By Suzanne Mazer Stewart|
I'm tired. Tired of being categorized, labeled, stereotyped. Tired of being
cubbyholed by somebody every time I turn around. Tired of explaining myself.
I'm tired of people thinking just because I'm a stay-at-home mom, I've somehow
given up something. That I'm not as happy as I could be; I've somehow
denied myself. I'm tired of explaining that I chose to stay home, that I
never really liked the daily grind of working, that I don't have to have a
job and a paycheck to have self worth. I'm tired of working moms treating me
like a second class citizen because of the choices I've made. I'm tired of my
single friends acting as though I've betrayed Susan B. Anthony, Margaret
Sanger and Gloria Steinham in one fell swoop. I'm happy with my life; leave
I'm tired of folks thinking that because I'm a stay-at-home mom, I have all
the time in the world. That I do nothing all day but play and read
storybooks. I suppose they think the 3 loads of laundry every day wash and
dry and fold themselves. I suppose they don't realize that dinner doesn't
cook itself, that the weeds don't hop right out of the garden spontaneously,
or that the broom, mop and dust cloth don't swish around the house on their
own. That when I say "no" to this or that, I'm not being rude. I'm not being
mean. I'm just trying to make sure that I do have time to play and read
storybooks. And go to baseball games. And to chorus concerts. And to doctor's
appointments. And Children's Hour at the library. I'm happy with my house and
my family; leave me alone.
I'm tired of those who think because I go to church that I shouldn't get
angry. That I can't yell at my kids. That I can't have a bad day. That I
should always be willing and ready to help out everyone and everything they
think I should. That if I don't, I've somehow not lived up to their
expectations of righteousness. I'm only human; I'm fallible.

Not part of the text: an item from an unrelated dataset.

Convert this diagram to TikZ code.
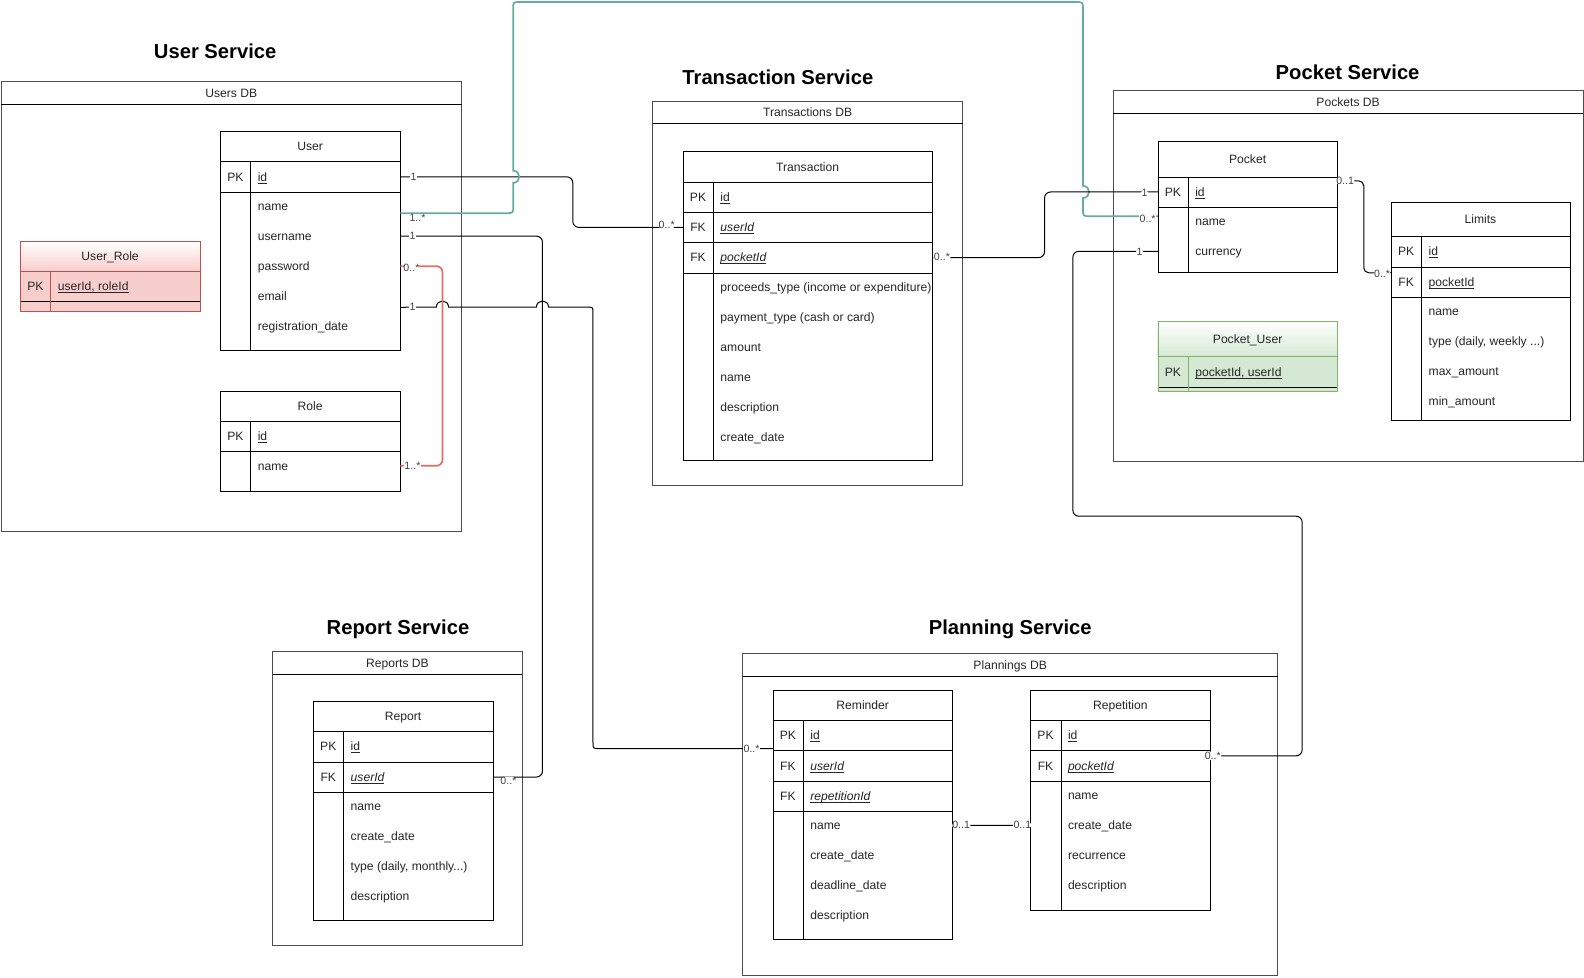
\documentclass[tikz,border=0pt]{standalone}
\usepackage{fontspec}
\setmainfont{Liberation Sans}
\usetikzlibrary{calc}

\definecolor{tealline}{HTML}{67AB9F}
\definecolor{redline}{HTML}{EA6B66}
\definecolor{redfill}{HTML}{F8CECC}
\definecolor{redstroke}{HTML}{B85450}
\definecolor{greenfill}{HTML}{D5E8D4}
\definecolor{greenstroke}{HTML}{82B366}

\newcommand{\keyul}[1]{\setbox0=\hbox{#1}\rlap{\rule[-2pt]{\wd0}{0.6pt}}\box0}
\newcommand{\fkey}[1]{\keyul{\itshape #1}}
\newcommand{\tdots}{...}

\tikzset{
  tbltext/.style={font=\fontsize{12}{14}\selectfont, text=black!85, inner sep=0pt, text height=8.6pt, text depth=0pt},
  tbltitle/.style={tbltext},
  keytxt/.style={tbltext},
  valtxt/.style={tbltext, anchor=west},
  tblrow/.style={inner sep=0pt, minimum height=30pt},
  tblfill/.style={fill=white},
  tblshade/.style={},
  tblline/.style={draw=black},
  sepline/.style={draw=black},
  dbline/.style={draw=black!70, line width=1pt},
  dbsep/.style={draw=black, line width=0.8pt},
  dbtitle/.style={tbltext},
  svctitle/.style={font=\bfseries\fontsize{20}{24}\selectfont, inner sep=0pt, text height=14.4pt, text depth=0pt},
  conn/.style={draw=black, line width=1pt, rounded corners=6pt},
  tealconn/.style={draw=tealline, line width=1.7pt},
  redconn/.style={draw=redline, line width=1.7pt, rounded corners=6pt},
  mult/.style={font=\fontsize{10.5}{12}\selectfont, text=black!75, fill=white, inner sep=0.5pt, text height=7pt, text depth=0.5pt}
}

% table: name, x, y, width, header height, height, title, key rows, fields
\newcommand{\ertable}[9]{%
  \begin{scope}[shift={(#2,#3)}]
    \path[tblfill] (0,0) rectangle (#4,#6);
    \path[tblshade] (0,0) rectangle (#4,#5);
    \node[tbltitle] (#1) at (#4/2,#5/2) {#7};
    \gdef\nkeys{0}
    \foreach \kname/\fname [count=\rowno] in {#8} {
      \node[tblrow, minimum width=#4pt] (#1-k\rowno) at (#4/2,#5+30*\rowno-15) {};
      \node[keytxt] (#1-k\rowno-key) at (15,#5+30*\rowno-15) {\kname};
      \node[valtxt] (#1-k\rowno-val) at (37,#5+30*\rowno-15) {\fname};
      \draw[sepline] (0,#5+30*\rowno) -- (#4,#5+30*\rowno);
      \xdef\nkeys{\rowno}
    }
    \def\erfields{#9}
    \ifx\erfields\empty\else
    \foreach \fname [count=\fldno] in {#9} {
      \node[tblrow, minimum width=#4pt] (#1-f\fldno) at (#4/2,#5+30*\nkeys+14+29.7*\fldno-29.7) {};
      \node[valtxt] (#1-f\fldno-val) at (37,#5+30*\nkeys+14+29.7*\fldno-29.7) {\fname};
    }
    \fi
    \draw[tblline] (30,#5) -- (30,#6);
    \draw[tblline] (0,#5) -- (#4,#5);
    \draw[tblline] (0,0) rectangle (#4,#6);
  \end{scope}}

% database box: name, x, y, width, height, title
\newcommand{\dbbox}[6]{%
  \draw[dbline] (#2,#3) rectangle (#2+#4,#3+#5);
  \draw[dbsep] (#2,#3+22.5) -- (#2+#4,#3+22.5);
  \node[dbtitle] (#1) at (#2+#4/2,#3+11.25) {#6};}

\begin{document}
\begin{tikzpicture}[x=1pt, y=-1pt, scale=1.0102, transform shape]
\useasboundingbox (0,0) rectangle (1568,967.2);

% services
\node[svctitle] (usersvc) at (213,51) {User Service};
\node[svctitle] (transsvc) at (770,76) {Transaction Service};
\node[svctitle] (pocketsvc) at (1334,71) {Pocket Service};
\node[svctitle] (reportsvc) at (394,621) {Report Service};
\node[svctitle] (plansvc) at (1000,621) {Planning Service};

\dbbox{usersdb}{1}{81}{456}{445}{Users DB}
\dbbox{transdb}{646}{100}{307}{381}{Transactions DB}
\dbbox{pocketsdb}{1102}{90}{465}{367}{Pockets DB}
\dbbox{reportsdb}{270}{645}{247}{291}{Reports DB}
\dbbox{plandb}{735}{647}{530}{319}{Plannings DB}

% tables
\ertable{user}{218}{130}{178}{30}{217}{User}{PK/\keyul{id}}{name,username,password,email,registration\_date}
\begin{scope}[tblfill/.style={fill=redfill}, tblshade/.style={top color=white, bottom color=redfill}, tblline/.style={draw=redstroke}]
\ertable{userrole}{20}{239}{178}{29}{69}{User\_Role}{PK/\keyul{userId, roleId}}{}
\end{scope}
\ertable{role}{218}{387}{178}{30}{99}{Role}{PK/\keyul{id}}{name}
\ertable{trans}{676}{150}{247}{30}{306}{Transaction}{PK/\keyul{id},FK/\fkey{userId},FK/\fkey{pocketId}}{proceeds\_type (income or expenditure),payment\_type (cash or card),amount,name,description,create\_date}
\ertable{pocket}{1146}{140}{178}{35}{129}{Pocket}{PK/\keyul{id}}{name,currency}
\begin{scope}[tblfill/.style={fill=greenfill}, tblshade/.style={top color=white, bottom color=greenfill}, tblline/.style={draw=greenstroke}]
\ertable{pocketuser}{1146}{318}{178}{35}{69}{Pocket\_User}{PK/\keyul{pocketId, userId}}{}
\end{scope}
\ertable{limits}{1377}{200}{177}{34}{216}{Limits}{PK/\keyul{id},FK/\keyul{pocketId}}{name,{type (daily, weekly \tdots)},max\_amount,min\_amount}
\ertable{report}{310}{694}{178}{30}{217}{Report}{PK/\keyul{id},FK/\fkey{userId}}{name,create\_date,{type (daily, monthly\tdots)},description}
\ertable{reminder}{765}{683}{178}{30}{247}{Reminder}{PK/\keyul{id},FK/\fkey{userId},FK/\fkey{repetitionId}}{name,create\_date,deadline\_date,description}
\ertable{repetition}{1020}{683}{178}{30}{218}{Repetition}{PK/\keyul{id},FK/\fkey{pocketId}}{name,create\_date,recurrence,description}

% relations
\draw[conn] (user-k1.east) node[mult, xshift=13pt] (a1) {1} -| (567,200) |- (trans-k2.west) node[mult, xshift=-16pt, yshift=2pt] (a2) {0..*};
\draw[tealconn] ($(user-f1.east)+(0,7)$) node[mult, xshift=17pt, yshift=-5pt] (b1) {1..*}
  -- (501,211) .. controls (508,211) .. (508,204)
  -- (508,181) .. controls (516,181) and (516,169) .. (508,169)
  -- (508,9) .. controls (508,2) .. (515,2)
  -- (1065,2) .. controls (1072,2) .. (1072,9)
  -- (1072,184) .. controls (1080,184) and (1080,196) .. (1072,196)
  -- (1072,207) .. controls (1072,214) .. (1079,214)
  -- ($(pocket-f1.west)+(0,-5)$) node[mult, xshift=-10pt, yshift=-3pt] (b2) {0..*};
\draw[conn] (user-f2.east) node[mult, xshift=12pt] (c1) {1} -| (537,500) |- (report-k2.east) node[mult, xshift=15pt, yshift=-4pt] (c2) {0..*};
\draw[conn, sharp corners] ($(user-f4.east)+(0,11)$) node[mult, xshift=12pt] (d1) {1}
  -- (432,304) .. controls (432,296) and (444,296) .. (444,304)
  -- (531,304) .. controls (531,296) and (543,296) .. (543,304)
  -- (581,304) .. controls (587,304) .. (587,310)
  -- (587,735) .. controls (587,741) .. (593,741)
  -- ($(reminder-k1.west)+(0,13)$) node[mult, xshift=-21pt] (d2) {0..*};
\draw[redconn] (user-f3.east) node[mult, xshift=11pt, yshift=-2pt] (e1) {0..*} -| (438,360) |- (role-f1.east) node[mult, xshift=12pt] (e2) {1..*};
\draw[conn] (trans-k3.east) node[mult, xshift=9pt] (f1) {0..*} -| (1034,220) |- (pocket-k1.west) node[mult, xshift=-13pt, yshift=-1pt] (f2) {1};
\draw[conn] (pocket-f2.west) node[mult, xshift=-18pt, yshift=-1pt] (g1) {1} -| (1062,511) -| (1289,600) |- ($(repetition-k2.east)+(0,-10)$) node[mult, xshift=2pt] (g2) {0..*};
\draw[conn, rounded corners=5pt] ($(pocket-k1.east)+(0,-11)$) node[mult, xshift=7pt] (h1) {0..1} -| (1350,230) |- ($(limits-k2.west)+(0,-9)$) node[mult, xshift=-9pt, yshift=-1pt] (h2) {0..*};
\draw[conn] (reminder-f1.east) node[mult, xshift=8pt] (i1) {0..1} -- (repetition-f2.west) node[mult, xshift=-8pt] (i2) {0..1};
\end{tikzpicture}
\end{document}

I make mistakes.
I think that's something between me and my God; leave me alone.
I'm tired of others thinking that because I'm from West Virginia, I must
either be illiterate or backward or racist. I chose to leave, once. I missed
the people and the places and the lifestyle so much, I chose to return. I
have a college education. I yearn for a better day for my children so that
they don't have to leave to fulfill their dreams. As to the racist part,
well, that just shows their ignorance, not mine. People are people, not
colors. I'm proud to be a mountaineer; leave me alone.
I'm tired of those who think that because I'm a woman, I'm somehow inferior.
Somehow helpless. Somehow powerless. First, let me say that I have the power
of the pen, and while I may not be able to reach the top shelf in my pantry,
I can reach people around the world with my words. How powerful and weak is
that? Second, I'd like to say that I am a mother. The attitudes, the ideals,
the opinions of the next generation are partially in my hands. The hand that
rocks the cradle, remember, does indeed rule the world. I'm a very capable
PERSON; leave me alone.
I'm tired of defending my decisions, my actions, my lifestyle, my home, my
personal beliefs, myself. I'm tired. Leave me alone.